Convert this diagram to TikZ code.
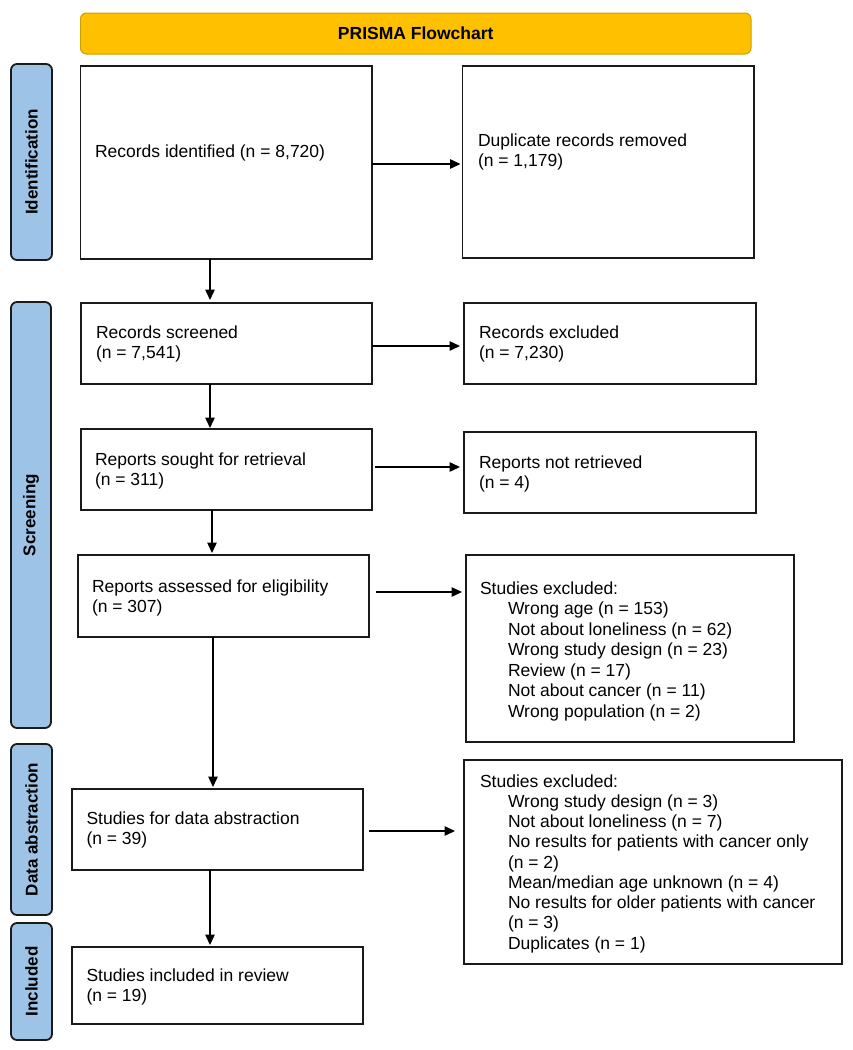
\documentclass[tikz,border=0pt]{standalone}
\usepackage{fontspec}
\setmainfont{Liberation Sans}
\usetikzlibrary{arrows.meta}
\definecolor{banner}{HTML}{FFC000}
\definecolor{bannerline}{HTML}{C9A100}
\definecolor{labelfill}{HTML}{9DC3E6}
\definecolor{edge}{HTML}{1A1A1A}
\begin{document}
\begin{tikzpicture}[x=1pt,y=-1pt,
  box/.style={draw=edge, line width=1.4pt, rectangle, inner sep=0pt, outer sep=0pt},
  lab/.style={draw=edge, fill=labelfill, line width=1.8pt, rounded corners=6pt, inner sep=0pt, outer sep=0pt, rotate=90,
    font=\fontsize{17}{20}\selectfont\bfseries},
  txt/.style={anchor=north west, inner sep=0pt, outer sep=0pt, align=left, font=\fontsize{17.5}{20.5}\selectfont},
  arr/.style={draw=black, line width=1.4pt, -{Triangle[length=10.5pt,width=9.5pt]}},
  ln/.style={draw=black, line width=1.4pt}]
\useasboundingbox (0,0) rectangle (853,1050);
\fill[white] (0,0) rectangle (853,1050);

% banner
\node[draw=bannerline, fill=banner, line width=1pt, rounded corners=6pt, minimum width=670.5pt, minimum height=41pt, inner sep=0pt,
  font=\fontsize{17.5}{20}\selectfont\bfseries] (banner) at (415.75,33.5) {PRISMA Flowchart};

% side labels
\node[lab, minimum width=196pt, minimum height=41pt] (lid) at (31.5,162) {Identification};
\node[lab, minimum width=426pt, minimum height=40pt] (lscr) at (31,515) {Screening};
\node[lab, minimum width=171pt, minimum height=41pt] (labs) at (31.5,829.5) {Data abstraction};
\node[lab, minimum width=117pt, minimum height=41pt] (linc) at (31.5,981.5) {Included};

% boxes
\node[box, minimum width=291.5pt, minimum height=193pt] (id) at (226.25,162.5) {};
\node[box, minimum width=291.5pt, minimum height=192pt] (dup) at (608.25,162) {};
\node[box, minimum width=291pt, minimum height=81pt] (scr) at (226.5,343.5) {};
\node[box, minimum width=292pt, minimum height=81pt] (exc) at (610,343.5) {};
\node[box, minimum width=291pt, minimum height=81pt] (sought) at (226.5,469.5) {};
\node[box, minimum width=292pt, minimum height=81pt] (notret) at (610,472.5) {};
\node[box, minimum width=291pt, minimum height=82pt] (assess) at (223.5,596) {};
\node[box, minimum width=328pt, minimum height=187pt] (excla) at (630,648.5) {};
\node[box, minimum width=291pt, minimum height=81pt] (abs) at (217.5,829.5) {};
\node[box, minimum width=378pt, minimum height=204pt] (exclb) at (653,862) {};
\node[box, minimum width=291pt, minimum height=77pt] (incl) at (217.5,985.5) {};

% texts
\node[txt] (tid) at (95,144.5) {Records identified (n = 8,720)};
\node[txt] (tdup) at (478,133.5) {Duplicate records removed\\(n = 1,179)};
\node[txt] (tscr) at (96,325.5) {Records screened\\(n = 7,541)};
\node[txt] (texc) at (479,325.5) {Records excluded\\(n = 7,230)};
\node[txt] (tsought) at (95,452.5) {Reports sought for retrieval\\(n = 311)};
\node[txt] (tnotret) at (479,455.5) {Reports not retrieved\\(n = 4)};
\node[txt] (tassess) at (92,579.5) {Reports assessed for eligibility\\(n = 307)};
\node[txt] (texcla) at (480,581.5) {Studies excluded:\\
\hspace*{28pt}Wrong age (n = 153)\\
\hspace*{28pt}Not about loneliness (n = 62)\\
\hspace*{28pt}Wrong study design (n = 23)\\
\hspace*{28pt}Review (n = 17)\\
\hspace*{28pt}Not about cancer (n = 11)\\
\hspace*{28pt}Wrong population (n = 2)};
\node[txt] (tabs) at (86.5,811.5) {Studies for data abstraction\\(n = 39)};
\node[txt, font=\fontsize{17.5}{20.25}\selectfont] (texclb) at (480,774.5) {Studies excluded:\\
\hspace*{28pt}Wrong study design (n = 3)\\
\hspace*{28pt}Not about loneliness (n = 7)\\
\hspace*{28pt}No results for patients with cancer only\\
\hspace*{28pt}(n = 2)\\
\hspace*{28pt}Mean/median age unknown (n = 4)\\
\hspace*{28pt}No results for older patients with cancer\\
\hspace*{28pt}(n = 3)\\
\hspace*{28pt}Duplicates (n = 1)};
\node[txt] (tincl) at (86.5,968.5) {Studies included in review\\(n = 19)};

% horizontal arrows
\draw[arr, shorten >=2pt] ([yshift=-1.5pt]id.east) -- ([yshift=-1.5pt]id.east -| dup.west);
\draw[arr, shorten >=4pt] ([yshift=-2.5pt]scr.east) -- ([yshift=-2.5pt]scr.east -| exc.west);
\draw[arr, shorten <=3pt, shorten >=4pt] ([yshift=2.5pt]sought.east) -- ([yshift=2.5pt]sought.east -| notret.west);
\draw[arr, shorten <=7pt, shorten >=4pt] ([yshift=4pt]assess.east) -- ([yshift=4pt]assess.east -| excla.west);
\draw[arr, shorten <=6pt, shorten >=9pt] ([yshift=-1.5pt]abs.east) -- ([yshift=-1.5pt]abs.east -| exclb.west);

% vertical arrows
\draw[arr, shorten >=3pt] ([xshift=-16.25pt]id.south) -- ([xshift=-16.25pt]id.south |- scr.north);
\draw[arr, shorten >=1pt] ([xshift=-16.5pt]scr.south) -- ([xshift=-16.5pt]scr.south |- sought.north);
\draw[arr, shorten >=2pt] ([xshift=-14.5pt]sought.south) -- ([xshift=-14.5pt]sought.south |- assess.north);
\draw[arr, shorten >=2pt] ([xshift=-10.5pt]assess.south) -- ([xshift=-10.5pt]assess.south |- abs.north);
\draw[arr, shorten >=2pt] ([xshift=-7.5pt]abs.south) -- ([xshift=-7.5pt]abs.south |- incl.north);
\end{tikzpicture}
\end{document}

> _EXERCISE DIRECTIONS_: Quote the listing above in full, except for the pictures.

> _EXERCISE ANSWER_:
Convert this diagram to TikZ code.
\documentclass[tikz,border=0pt]{standalone}
\usepackage{fontspec}
\setmainfont{Liberation Sans}
\usetikzlibrary{arrows.meta}
\definecolor{banner}{HTML}{FFC000}
\definecolor{bannerline}{HTML}{C9A100}
\definecolor{labelfill}{HTML}{9DC3E6}
\definecolor{edge}{HTML}{1A1A1A}
\begin{document}
\begin{tikzpicture}[x=1pt,y=-1pt,
  box/.style={draw=edge, line width=1.4pt, rectangle, inner sep=0pt, outer sep=0pt},
  lab/.style={draw=edge, fill=labelfill, line width=1.8pt, rounded corners=6pt, inner sep=0pt, outer sep=0pt, rotate=90,
    font=\fontsize{17}{20}\selectfont\bfseries},
  txt/.style={anchor=north west, inner sep=0pt, outer sep=0pt, align=left, font=\fontsize{17.5}{20.5}\selectfont},
  arr/.style={draw=black, line width=1.4pt, -{Triangle[length=10.5pt,width=9.5pt]}},
  ln/.style={draw=black, line width=1.4pt}]
\useasboundingbox (0,0) rectangle (853,1050);
\fill[white] (0,0) rectangle (853,1050);

% banner
\node[draw=bannerline, fill=banner, line width=1pt, rounded corners=6pt, minimum width=670.5pt, minimum height=41pt, inner sep=0pt,
  font=\fontsize{17.5}{20}\selectfont\bfseries] (banner) at (415.75,33.5) {PRISMA Flowchart};

% side labels
\node[lab, minimum width=196pt, minimum height=41pt] (lid) at (31.5,162) {Identification};
\node[lab, minimum width=426pt, minimum height=40pt] (lscr) at (31,515) {Screening};
\node[lab, minimum width=171pt, minimum height=41pt] (labs) at (31.5,829.5) {Data abstraction};
\node[lab, minimum width=117pt, minimum height=41pt] (linc) at (31.5,981.5) {Included};

% boxes
\node[box, minimum width=291.5pt, minimum height=193pt] (id) at (226.25,162.5) {};
\node[box, minimum width=291.5pt, minimum height=192pt] (dup) at (608.25,162) {};
\node[box, minimum width=291pt, minimum height=81pt] (scr) at (226.5,343.5) {};
\node[box, minimum width=292pt, minimum height=81pt] (exc) at (610,343.5) {};
\node[box, minimum width=291pt, minimum height=81pt] (sought) at (226.5,469.5) {};
\node[box, minimum width=292pt, minimum height=81pt] (notret) at (610,472.5) {};
\node[box, minimum width=291pt, minimum height=82pt] (assess) at (223.5,596) {};
\node[box, minimum width=328pt, minimum height=187pt] (excla) at (630,648.5) {};
\node[box, minimum width=291pt, minimum height=81pt] (abs) at (217.5,829.5) {};
\node[box, minimum width=378pt, minimum height=204pt] (exclb) at (653,862) {};
\node[box, minimum width=291pt, minimum height=77pt] (incl) at (217.5,985.5) {};

% texts
\node[txt] (tid) at (95,144.5) {Records identified (n = 8,720)};
\node[txt] (tdup) at (478,133.5) {Duplicate records removed\\(n = 1,179)};
\node[txt] (tscr) at (96,325.5) {Records screened\\(n = 7,541)};
\node[txt] (texc) at (479,325.5) {Records excluded\\(n = 7,230)};
\node[txt] (tsought) at (95,452.5) {Reports sought for retrieval\\(n = 311)};
\node[txt] (tnotret) at (479,455.5) {Reports not retrieved\\(n = 4)};
\node[txt] (tassess) at (92,579.5) {Reports assessed for eligibility\\(n = 307)};
\node[txt] (texcla) at (480,581.5) {Studies excluded:\\
\hspace*{28pt}Wrong age (n = 153)\\
\hspace*{28pt}Not about loneliness (n = 62)\\
\hspace*{28pt}Wrong study design (n = 23)\\
\hspace*{28pt}Review (n = 17)\\
\hspace*{28pt}Not about cancer (n = 11)\\
\hspace*{28pt}Wrong population (n = 2)};
\node[txt] (tabs) at (86.5,811.5) {Studies for data abstraction\\(n = 39)};
\node[txt, font=\fontsize{17.5}{20.25}\selectfont] (texclb) at (480,774.5) {Studies excluded:\\
\hspace*{28pt}Wrong study design (n = 3)\\
\hspace*{28pt}Not about loneliness (n = 7)\\
\hspace*{28pt}No results for patients with cancer only\\
\hspace*{28pt}(n = 2)\\
\hspace*{28pt}Mean/median age unknown (n = 4)\\
\hspace*{28pt}No results for older patients with cancer\\
\hspace*{28pt}(n = 3)\\
\hspace*{28pt}Duplicates (n = 1)};
\node[txt] (tincl) at (86.5,968.5) {Studies included in review\\(n = 19)};

% horizontal arrows
\draw[arr, shorten >=2pt] ([yshift=-1.5pt]id.east) -- ([yshift=-1.5pt]id.east -| dup.west);
\draw[arr, shorten >=4pt] ([yshift=-2.5pt]scr.east) -- ([yshift=-2.5pt]scr.east -| exc.west);
\draw[arr, shorten <=3pt, shorten >=4pt] ([yshift=2.5pt]sought.east) -- ([yshift=2.5pt]sought.east -| notret.west);
\draw[arr, shorten <=7pt, shorten >=4pt] ([yshift=4pt]assess.east) -- ([yshift=4pt]assess.east -| excla.west);
\draw[arr, shorten <=6pt, shorten >=9pt] ([yshift=-1.5pt]abs.east) -- ([yshift=-1.5pt]abs.east -| exclb.west);

% vertical arrows
\draw[arr, shorten >=3pt] ([xshift=-16.25pt]id.south) -- ([xshift=-16.25pt]id.south |- scr.north);
\draw[arr, shorten >=1pt] ([xshift=-16.5pt]scr.south) -- ([xshift=-16.5pt]scr.south |- sought.north);
\draw[arr, shorten >=2pt] ([xshift=-14.5pt]sought.south) -- ([xshift=-14.5pt]sought.south |- assess.north);
\draw[arr, shorten >=2pt] ([xshift=-10.5pt]assess.south) -- ([xshift=-10.5pt]assess.south |- abs.north);
\draw[arr, shorten >=2pt] ([xshift=-7.5pt]abs.south) -- ([xshift=-7.5pt]abs.south |- incl.north);
\end{tikzpicture}
\end{document}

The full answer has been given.